During this period, Allen revolutionized model railroading with realistic operations, lighting (including night lighting), and weathering of models. He used forced perspective to enhance the illusion of realism, and only allowed photography under his conditions.

== Death and fire ==
John Allen suffered at least one heart attack in the 1960s. As his health declined, he continued to work to complete the Gorre & Daphetid. In a telephone conversation with Linn Westcott, he suggested that he would drive the last spike in the spring of 1973, and that Linn should come for a visit then. In 1972, he was already suggesting that things might not be going well, and wondering "what to do with the railroad" in letters to a friend. He suffered a fatal heart attack on the evening of January 6, 1973.

=== Fire ===
Ten days after Allen died, some friends gathered for an operating session and discussion on the preservation of the railroad in accordance with Allen's wishes. When they left, someone set a small gas furnace in the train room to 65 °F. Allen had rarely used the furnace, because he liked to keep the house cool, or possibly because it was not vented correctly. He had covered it with tar paper.

This caused a fire, investigators later determined, according to Linn Westcott's book Model Railroading with John Allen. The fire was quickly reported and extinguished fast enough to save the house, but it destroyed the final, still-unfinished incarnation of Allen's railroad. Linn Westcott was asked by John's brother Andrew Allen to see whether the layout could be salvaged. They tried to save the "French Gulch" section, but it collapsed as they moved it after two hours of work.
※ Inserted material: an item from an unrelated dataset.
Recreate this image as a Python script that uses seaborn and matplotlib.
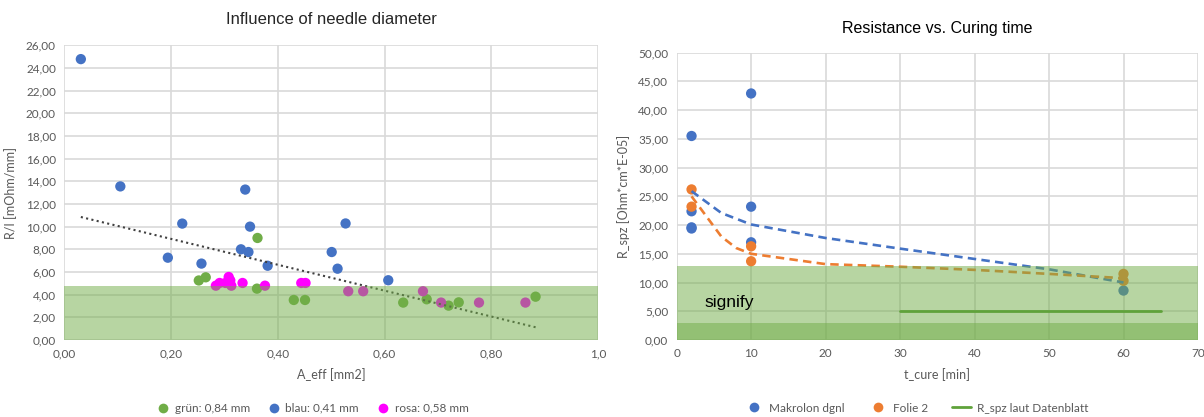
import numpy as np
import pandas as pd
import matplotlib
matplotlib.use("Agg")
import matplotlib.pyplot as plt
from matplotlib.lines import Line2D
import seaborn as sns

# ---------------- data: needle diameter ----------------
gruen_x = [0.252, 0.265, 0.362, 0.361, 0.430, 0.451, 0.635, 0.679, 0.720, 0.739, 0.883]
gruen_y = [5.25, 5.53, 9.00, 4.53, 3.53, 3.53, 3.30, 3.59, 3.03, 3.32, 3.82]

blau_x = [0.031, 0.105, 0.194, 0.221, 0.257, 0.331, 0.339, 0.345, 0.348, 0.381,
          0.501, 0.512, 0.527, 0.607]
blau_y = [24.78, 13.55, 7.26, 10.27, 6.74, 8.00, 13.27, 7.76, 10.00, 6.55,
          7.76, 6.29, 10.28, 5.27]

rosa_x = [0.284, 0.291, 0.302, 0.308, 0.311, 0.313, 0.334, 0.376, 0.444, 0.452,
          0.532, 0.560, 0.672, 0.706, 0.777, 0.864]
rosa_y = [4.79, 5.03, 5.03, 5.56, 5.26, 4.79, 5.03, 4.79, 5.03, 5.03,
          4.30, 4.30, 4.30, 3.30, 3.30, 3.30]

trend_x = [0.031, 0.885]
trend_y = [10.85, 1.10]

band_left = 4.8

left_labels = ["grün: 0,84 mm", "blau: 0,41 mm", "rosa: 0,58 mm"]

# ---------------- data: curing time ----------------
makrolon_t = [2, 2, 2, 2, 10, 10, 10, 60]
makrolon_r = [35.5, 22.4, 19.6, 19.4, 42.9, 23.2, 17.0, 8.6]

folie_t = [2, 2, 10, 10, 60, 60]
folie_r = [26.2, 23.2, 16.3, 13.7, 11.5, 10.3]

makrolon_fit_t = [2, 4, 6, 10, 20, 30, 40, 50, 60]
makrolon_fit_r = [25.9, 24.0, 22.1, 20.1, 17.75, 15.9, 14.1, 12.3, 10.0]

folie_fit_t = [2, 4, 6, 8, 10, 20, 30, 40, 50, 60]
folie_fit_r = [25.0, 21.5, 18.0, 16.0, 15.0, 13.2, 12.75, 12.2, 11.5, 10.75]

datenblatt_t = [30, 65]
datenblatt_r = [5.0, 5.0]

band_light = 12.8
band_dark = 3.0

right_labels = ["Makrolon dgnl", "Folie 2", "R_spz laut Datenblatt"]

# ---------------- style ----------------
BLUE = "#4472C4"
ORANGE = "#ED7D31"
GREEN = "#70AD47"
MAGENTA = "#FF00FF"
GRID = "#D9D9D9"
TICK = "#595959"

sns.set_theme(style="white")
plt.rcParams["font.family"] = ["Lato", "DejaVu Sans"]

fig = plt.figure(figsize=(12.04, 4.17), dpi=100)
ax1 = fig.add_axes([0.0534, 0.1847, 0.4433, 0.7067])
ax2 = fig.add_axes([0.5620, 0.1847, 0.4330, 0.6890])


def comma(v, digits=2):
    return f"{v:.{digits}f}".replace(".", ",")


def style_axes(ax):
    ax.grid(True, color=GRID, linewidth=1.2, zorder=0)
    ax.set_axisbelow(True)
    for s in ax.spines.values():
        s.set_visible(False)
    ax.tick_params(length=0, labelsize=8.5, labelcolor=TICK, pad=6)


# ---------------- left panel ----------------
left_df = pd.concat([
    pd.DataFrame({"x": gruen_x, "y": gruen_y, "serie": left_labels[0]}),
    pd.DataFrame({"x": blau_x, "y": blau_y, "serie": left_labels[1]}),
    pd.DataFrame({"x": rosa_x, "y": rosa_y, "serie": left_labels[2]}),
], ignore_index=True)

sns.scatterplot(data=left_df, x="x", y="y", hue="serie",
                palette={left_labels[0]: GREEN, left_labels[1]: BLUE, left_labels[2]: MAGENTA},
                s=55, linewidth=0, ax=ax1, legend=False, zorder=2)
sns.lineplot(x=trend_x, y=trend_y, ax=ax1, color="#404040", linewidth=1.5,
             linestyle=(0, (1, 1.6)), zorder=2)
ax1.axhspan(0, band_left, color=GREEN, alpha=0.5, linewidth=0, zorder=3)

ax1.set_xlim(0, 1.0)
ax1.set_ylim(0, 26)
xt = np.arange(0, 1.01, 0.2)
ax1.set_xticks(xt)
ax1.set_xticklabels([comma(v) for v in xt[:-1]] + ["1,0"])
yt = np.arange(0, 26.1, 2)
ax1.set_yticks(yt)
ax1.set_yticklabels([comma(v) for v in yt])
style_axes(ax1)
ax1.set_xlabel("A_eff [mm2]", fontsize=9, color=TICK, labelpad=6)
ax1.set_ylabel("R/I [mOhm/mm]", fontsize=9, color=TICK, labelpad=6)
ax1.set_title("Influence of needle diameter", fontsize=12, color="#262626",
              family=["Liberation Sans", "DejaVu Sans"], pad=15)

h1 = [Line2D([], [], marker="o", linestyle="", markersize=7, markeredgewidth=0,
             color=c) for c in (GREEN, BLUE, MAGENTA)]
ax1.legend(h1, left_labels, loc="center", bbox_to_anchor=(0.46, -0.232),
           ncol=3, frameon=False, fontsize=8.5, handletextpad=0.0,
           columnspacing=1.0, labelcolor=TICK, borderaxespad=0, borderpad=0)

# ---------------- right panel ----------------
right_df = pd.concat([
    pd.DataFrame({"t": makrolon_t, "r": makrolon_r, "probe": right_labels[0]}),
    pd.DataFrame({"t": folie_t, "r": folie_r, "probe": right_labels[1]}),
], ignore_index=True)

sns.scatterplot(data=right_df, x="t", y="r", hue="probe",
                palette={right_labels[0]: BLUE, right_labels[1]: ORANGE},
                s=55, linewidth=0, ax=ax2, legend=False, zorder=2)
sns.lineplot(x=makrolon_fit_t, y=makrolon_fit_r, ax=ax2, color=BLUE, linewidth=1.9,
             linestyle=(0, (3.2, 2.0)), zorder=2)
sns.lineplot(x=folie_fit_t, y=folie_fit_r, ax=ax2, color=ORANGE, linewidth=1.9,
             linestyle=(0, (3.2, 2.0)), zorder=2)
ax2.axhspan(0, band_light, color=GREEN, alpha=0.5, linewidth=0, zorder=3)
ax2.axhspan(0, band_dark, color=GREEN, alpha=0.5, linewidth=0, zorder=3)
sns.lineplot(x=datenblatt_t, y=datenblatt_r, ax=ax2, color="#5FA23A", linewidth=2.0,
             zorder=4)
ax2.text(3.8, 5.7, "signify", fontsize=12.5, color="black",
         family=["Liberation Sans", "DejaVu Sans"], zorder=5)

ax2.set_xlim(0, 70)
ax2.set_ylim(0, 50)
ax2.set_xticks(np.arange(0, 71, 10))
yt2 = np.arange(0, 50.1, 5)
ax2.set_yticks(yt2)
ax2.set_yticklabels([comma(v) for v in yt2])
style_axes(ax2)
ax2.set_xlabel("t_cure [min]", fontsize=9, color=TICK, labelpad=6)
ax2.set_ylabel("R_spz [Ohm*cm*E-05]", fontsize=9, color=TICK, labelpad=6)
ax2.set_title("Resistance vs. Curing time", fontsize=11.5, color="black",
              family=["Liberation Sans", "DejaVu Sans"], pad=14)

h2 = [Line2D([], [], marker="o", linestyle="", markersize=7, markeredgewidth=0, color=BLUE),
      Line2D([], [], marker="o", linestyle="", markersize=7, markeredgewidth=0, color=ORANGE),
      Line2D([], [], color="#5FA23A", linewidth=2.0)]
ax2.legend(h2, right_labels, loc="center", bbox_to_anchor=(0.46, -0.237),
           ncol=3, frameon=False, fontsize=8.5, handletextpad=0.5,
           columnspacing=2.0, labelcolor=TICK, handlelength=1.6,
           borderaxespad=0, borderpad=0)

fig.savefig("out.png", dpi=100, facecolor="white")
The damage was mainly contained to the layout room, and the house was rehabilitated and sold.

A few model railroad items attributed to Allen survive and have been authenticated.

== Legacy ==
The first wide public mention of Allen's death was an obituary penned by editor Tony Koester in the March 1973 issue of Railroad Model Craftsman. "John Allen was an institution, Although his material had appeared in print on countless occasions (the December 1947 issue of Railroad Model Craftsman featured a John Allen cover), reader enthusiasm for his well known HO scale Gorre & Daphetid never wore down," Koester wrote. "The hobby has lost an all-time great."

The April 1973 issue of Model Railroader magazine contained an obituary by editor Linn Westcott and a cover photo of Allen.

The January 2003 issue of Model Railroader contained a remembrance of him 30 years after his death.

Former Model Railroader editor Linn Westcott's final book, entitled Model Railroading with John Allen, was published posthumously in 1981. Westcott died in 1980 while writing the book. It contained various quotes and photographs from Allen demonstrating his techniques.

There is a video about John Allen's railroad by Sunday River Productions called The Gorre & Daphetid with footage shot by Richard Reynolds with a small intro by Glenn Beier who also operated on the G&D. Glenn Beier says "it is the only motion picture ever made of the world's most famous model railroad". Until February 2007, only a VHS copy of the video was for sale. Now both VHS and DVD versions are available.